A défaut de stipulation contraire, ce taux est égal au taux d’intérêt appliqué par la Banque centrale européenne à son opération de refinancement la plus récente majoré de 10 points de pourcentage.
Ces pénalités n’ont pas la nature d’intérêts de retard, de sorte qu’il n’y a pas lieu à application des dispositions de l’article 1231-6 du code civil ni à celle de l’article 1343-2 du code civil relatives à l’anatocisme.

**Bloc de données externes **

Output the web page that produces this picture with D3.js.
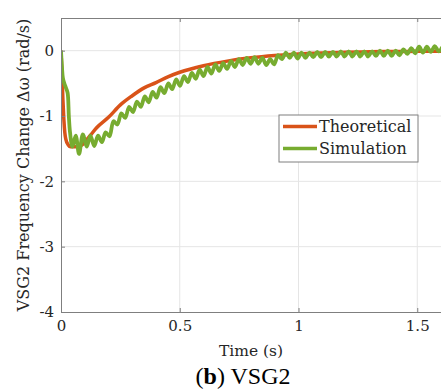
<!doctype html>
<html>
<head>
<meta charset="utf-8">
<script src="https://cdnjs.cloudflare.com/ajax/libs/d3/7.8.5/d3.min.js"></script>
<style>
  body { margin: 0; background: white; }
  svg { background: white; display: block; }
  text { font-family: "DejaVu Serif", serif; fill: #262626; }
</style>
</head>
<body>
<svg id="chart" width="441" height="389"></svg>
<script>
// theoretical response [time (s), delta omega (rad/s)]
const theoretical = [
  [0, 0], [0.004, -0.35], [0.008, -0.75], [0.012, -1.05], [0.016, -1.25], [0.02, -1.35],
  [0.03, -1.44], [0.04, -1.47], [0.06, -1.47], [0.08, -1.46], [0.09, -1.44], [0.1, -1.40],
  [0.125, -1.29], [0.15, -1.18], [0.2, -1.02], [0.25, -0.83], [0.3, -0.69], [0.35, -0.57],
  [0.4, -0.49], [0.45, -0.40], [0.5, -0.33], [0.6, -0.23], [0.7, -0.16], [0.8, -0.11],
  [0.9, -0.075], [1.0, -0.05], [1.1, -0.035], [1.2, -0.025], [1.3, -0.018], [1.4, -0.013],
  [1.5, -0.01], [1.6, -0.008]
];

// simulated response, read peak by peak
const simulation = [
  [0, 0], [0.004, -0.25], [0.008, -0.42], [0.014, -0.5], [0.022, -0.58], [0.028, -0.65],
  [0.033, -1.0], [0.038, -1.25], [0.048, -1.47], [0.062, -1.30], [0.076, -1.58], [0.092, -1.28],
  [0.108, -1.47], [0.124, -1.30], [0.140, -1.46], [0.156, -1.30], [0.172, -1.40], [0.188, -1.25],
  [0.204, -1.31], [0.221, -1.08], [0.237, -1.13], [0.254, -0.96], [0.270, -1.03], [0.287, -0.86],
  [0.303, -0.94], [0.320, -0.78], [0.336, -0.86], [0.353, -0.70], [0.369, -0.79], [0.386, -0.63],
  [0.402, -0.72], [0.419, -0.56], [0.435, -0.65], [0.452, -0.50], [0.468, -0.59], [0.485, -0.44],
  [0.501, -0.54], [0.518, -0.39], [0.534, -0.48], [0.551, -0.34], [0.567, -0.43], [0.584, -0.29],
  [0.600, -0.39], [0.617, -0.25], [0.633, -0.35], [0.650, -0.21], [0.666, -0.31], [0.683, -0.19],
  [0.699, -0.28], [0.716, -0.16], [0.732, -0.25], [0.749, -0.13], [0.765, -0.22], [0.782, -0.11],
  [0.798, -0.20], [0.815, -0.10], [0.831, -0.20], [0.848, -0.11], [0.864, -0.22], [0.881, -0.13],
  [0.897, -0.21], [0.914, -0.07], [0.930, -0.13], [0.947, -0.03], [0.963, -0.11], [0.980, -0.03],
  [0.996, -0.12], [1.013, -0.03], [1.029, -0.11], [1.046, -0.03], [1.062, -0.10], [1.079, -0.02],
  [1.095, -0.10], [1.112, -0.02], [1.128, -0.09], [1.145, -0.02], [1.161, -0.09], [1.178, -0.01],
  [1.194, -0.09], [1.211, -0.01], [1.227, -0.09], [1.244, -0.01], [1.260, -0.09], [1.277, -0.01],
  [1.293, -0.09], [1.310, -0.01], [1.326, -0.08], [1.343, 0.00], [1.359, -0.08], [1.376, 0.00],
  [1.392, -0.08], [1.409, 0.00], [1.425, -0.07], [1.442, 0.02], [1.458, -0.05], [1.475, 0.04],
  [1.491, -0.04], [1.508, 0.06], [1.524, -0.03], [1.541, 0.06], [1.557, -0.02], [1.574, 0.07],
  [1.590, -0.01], [1.607, 0.06]
];

const xTicks = [0, 0.5, 1, 1.5];
const yTicks = [0, -1, -2, -3, -4];
const seriesNames = ["Theoretical", "Simulation"];
const seriesColors = ["#D95319", "#77AC30"];

const svg = d3.select("#chart");
const pLeft = 61, pRight = 441, pTop = 18, pBottom = 312;

const x = d3.scaleLinear().domain([0, 1.6]).range([pLeft, pRight]);
const y = d3.scaleLinear().domain([-4, 0.5]).range([pBottom, pTop]);

// grid
svg.append("g").selectAll("line").data(xTicks.slice(1)).enter().append("line")
  .attr("x1", d => x(d)).attr("x2", d => x(d)).attr("y1", pTop).attr("y2", pBottom)
  .style("stroke", "#e5e5e5").style("stroke-width", 1);
svg.append("g").selectAll("line").data(yTicks.slice(0, 4)).enter().append("line")
  .attr("x1", pLeft).attr("x2", pRight).attr("y1", d => y(d)).attr("y2", d => y(d))
  .style("stroke", "#e5e5e5").style("stroke-width", 1);

svg.append("clipPath").attr("id", "clip").append("rect")
  .attr("x", pLeft).attr("y", pTop).attr("width", pRight - pLeft).attr("height", pBottom - pTop);

svg.append("path").datum(theoretical)
  .attr("clip-path", "url(#clip)")
  .attr("d", d3.line().x(d => x(d[0])).y(d => y(d[1])).curve(d3.curveMonotoneX))
  .style("fill", "none").style("stroke", seriesColors[0]).style("stroke-width", 3.5);

svg.append("path").datum(simulation)
  .attr("clip-path", "url(#clip)")
  .attr("d", d3.line().x(d => x(d[0])).y(d => y(d[1])).curve(d3.curveCatmullRom))
  .style("fill", "none").style("stroke", seriesColors[1]).style("stroke-width", 3.8);

// axes, ticks point inward
const xAxis = d3.axisBottom(x).tickValues(xTicks).tickFormat(d3.format("")).tickSizeInner(-4).tickSizeOuter(0).tickPadding(8);
const yAxis = d3.axisLeft(y).tickValues(yTicks).tickFormat(d => d === 0 ? "0" : "-" + Math.abs(d)).tickSizeInner(-4).tickSizeOuter(0).tickPadding(7);

const gx = svg.append("g").attr("transform", `translate(0,${pBottom})`).call(xAxis);
const gy = svg.append("g").attr("transform", `translate(${pLeft},0)`).call(yAxis);
const gxTop = svg.append("g").attr("transform", `translate(0,${pTop})`)
  .call(d3.axisTop(x).tickValues(xTicks).tickFormat("").tickSizeInner(-4).tickSizeOuter(0));
[gx, gy, gxTop].forEach(g => {
  g.select(".domain").style("stroke", "#7f7f7f");
  g.selectAll(".tick line").style("stroke", "#7f7f7f");
  g.selectAll("text").style("font-family", "DejaVu Serif").style("font-size", "15px").style("fill", "#262626");
});

// axis labels
svg.append("text").attr("x", (pLeft + pRight) / 2).attr("y", 356)
  .attr("text-anchor", "middle").style("font-size", "15.5px").text("Time (s)");
svg.append("text").attr("transform", `translate(29,${(pTop + pBottom) / 2}) rotate(-90)`)
  .attr("text-anchor", "middle").style("font-size", "16px").text("VSG2 Frequency Change Δω (rad/s)");

const cap = svg.append("text").attr("x", 243).attr("y", 384).attr("text-anchor", "middle")
  .style("font-family", "Liberation Serif").style("font-size", "24px").style("fill", "#000");
cap.append("tspan").text("(");
cap.append("tspan").style("font-weight", "bold").text("b");
cap.append("tspan").text(") VSG2");

// legend
const lg = svg.append("g").attr("transform", "translate(279,115)");
lg.append("rect").attr("width", 139).attr("height", 47)
  .style("fill", "white").style("stroke", "#7f7f7f").style("stroke-width", 1);
seriesNames.forEach((name, i) => {
  const cy = 11.5 + i * 22;
  lg.append("line").attr("x1", 4).attr("x2", 38).attr("y1", cy).attr("y2", cy)
    .style("stroke", seriesColors[i]).style("stroke-width", 3.5);
  lg.append("text").attr("x", 40).attr("y", cy + 5).style("font-size", "16px").text(name);
});
</script>
</body>
</html>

Sur la demande de dommages-intérêts complémentaires :
15- La demande de dommages-intérêts à hauteur de 10 000 euros formée par le mandataire liquidateur au dispositif de ses conclusions n’est fondée sur aucune pièce ni aucune démontration de l’existence d’un préjudice subi par la société ARMI, distinct de celui déjà indemnisé par les pénalités de retard au taux majoré.
Cette demande a été rejetée à bon droit par le tribunal, dont le jugement sera confirmé de ce chef.
Sur les demandes accessoires :
16- Il est équitable d’allouer à la SELARL [R]-Lucas-Dabie, ès qualités de mandataire liquidateur de la société Armi, une indemnité de 4000 euros sur le fondement de l’article 700 du code de procédure civile.
17- Echouant en ses prétentions, la société CARMO doit supporter les dépens de première instance et d’appel.
Il n’y a pas lieu d’inclure dans les dépens l’émolument prévu à l’article ‘A 444-32 du Code de commerce (anciennement prévu à l’article 10 du décret n°96-1080 du 12 décembre 1996) et mis à la charge du créancier en application de l’article ‘R 444-55 du code de commerce.
18- La demande tendant à ‘voir ordonner l’exécution provisoire du jugement ‘est sans objet, le présent arrêt étant insusceptible de recours suspensif d’exécution.
PAR CES MOTIFS
La cour, statuant publiquement, par arrêt contradictoire et en dernier ressort,
Ordonne la jonction des instances enrôlées sous les numéros RG 20/2908 et RG 21/00017,
Dit n’y avoir lieu à annulation du jugement du tribunal de commerce de Bordeaux en date du 13 juillet 2020,
Infirme le jugement du tribunal de commerce de Bordeaux en date du 13 juillet 2020, sauf en ce qu’il a déclaré recevable l’intervention volontaire la SELARL [R]-[S] en qualité de liquidateur de la société ARMI,et rejeté sa demande en paiement de la somme de 10 000 euros à titre de dommages-intérêts,
Infirme en toutes ses dispositions le jugement du tribunal de commerce de Bordeaux en date du 30 novembre 2020,
Statuant à nouveau, et y ajoutant,
Condamne la société CARMO France Structures en bois (CFSB) à payer à la SELARL [R]-[S] en qualité de mandataire liquidateur de la société ARMI la somme de 217 600 euros TTC, majorée des pénalités de retard, calculées au taux d’intérêt appliqué par la Banque centrale européenne à son opération de refinancement la plus récente majoré de dix points de pourcentage, à compter du 21 aout 2019,
Condamne la société CARMO France Structures en bois (CFSB) à payer à la SELARL [R]-[S] en qualité de mandataire liquidateur de la société ARMI la somme de 4000 euros sur le fondement de l’article 700 du code de procédure civile,
Rejette les autres demandes,
Condamne la société CARMO France Structures en bois (CFSB) aux dépens de première instance et d’appel.
Le présent arrêt a été signé par M. Franco, président, et par M. Goudot, greffier, auquel la minute a été remise par le magistrat signataire.